Memory turns slippery in “Rubi.” A man spends decades chasing the ghost of a woman he has lost, and when she finally returns, transformed by a newfound religious devotion, the gap between his idealised memory and the real person standing before him is quietly devastating. His tragedy lies in his refusal to let go of a version of her that had likely ceased to exist years before her return.

Bradley Cachia reads and reviews the anthology from Immanuel Mifsud’s collection “Qabel il-Klabb: Novelli minn 1991 - 2002”. Photo by Bradley Cachia

“Kont ħsibt li l-fjuri kollha kienu mietu” dives into the chaotic early days of the internet. Mifsud captures the messy energy of old-school chatrooms, the spam, the bizarre usernames, the fragmented IRC conversations, and beneath all of it a lonely voice waiting for a reply. What first reads as digital noise gradually reveals itself as a deeply human account of isolation. Readers who missed that era will find here both a glimpse of an obsolete technology and a reminder of a rougher, more chaotic way of connecting online.

“Vjolini” is among the collection’s most touching pieces, whereby a man tries to bridge the divide between his past, when he travelled freely with his lover, and the rigid expectations of his conservative hometown. The recurring images of the river and the violin tie his past to his present with real grace. Tension of a different kind drives “Gżejjer,” particularly in its police interrogation scene, with the relentless questioning aimed at wearing Josette down until she breaks. The interrogation is built up through short, clipped dialogue drawn out across several pages, and it works impressively well. Reading it, I felt the way a pot must feel as it edges toward the boil, certain of overflowing but not yet sure when.

The title story, “L-istejjer strambi ta’ Sara Sue Sammut,” maps out a life through defining firsts: first love, first heartbreak, first political awakening, first pregnancy test, first doubts. As Sara Sue grows older, these milestones grow steadily more internal than external, and the story ends up distilling the collection’s central idea that life’s meaning accumulates slowly, in memory, in the quiet residue of ordinary days rather than in grand, cinematic moments.

“Mobile” acts as a companion piece to “Kont ħsibt li l-fjuri kollha kienu mietu,” though it approaches technology from another angle, satirising our dependence on mobile phones by placing them in situations where they plainly do not belong.

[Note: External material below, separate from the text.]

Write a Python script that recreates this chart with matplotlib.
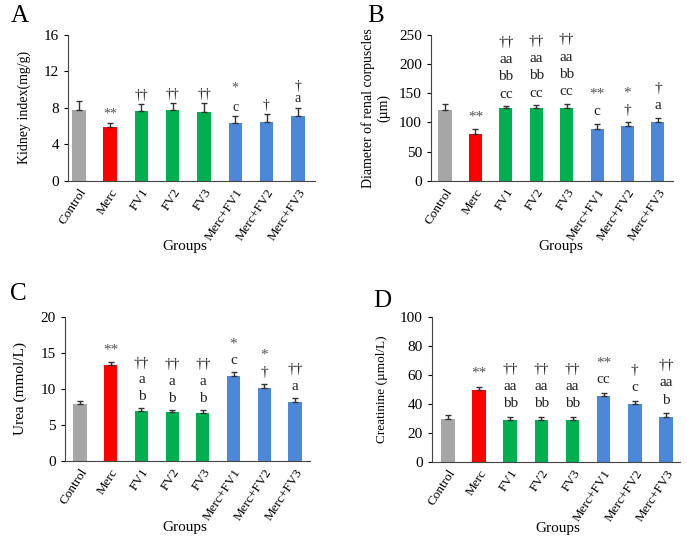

Text messages interrupt moments that demand presence, exposing how easily a screen can pull us away from the people right in front of us. Read today, when smartphones have become something close to an extension of ourselves, the story feels like a warning we have been ignoring for years.

Bradley Cachia reads and reviews the anthology from Immanuel Mifsud’s collection “Qabel il-Klabb: Novelli minn 1991 - 2002”. Photo by Bradley Cachia

L-Istejjer Strambi ta’ Sara Sue Sammut remains a fine demonstration of what the short story can achieve. Every piece finds its own way into the messy business of being human. Here, Mifsud is tracing the universal ways we remember, reinvent, and misunderstand our own lives, and it is that tracing, story after story, that gives the collection its staying power.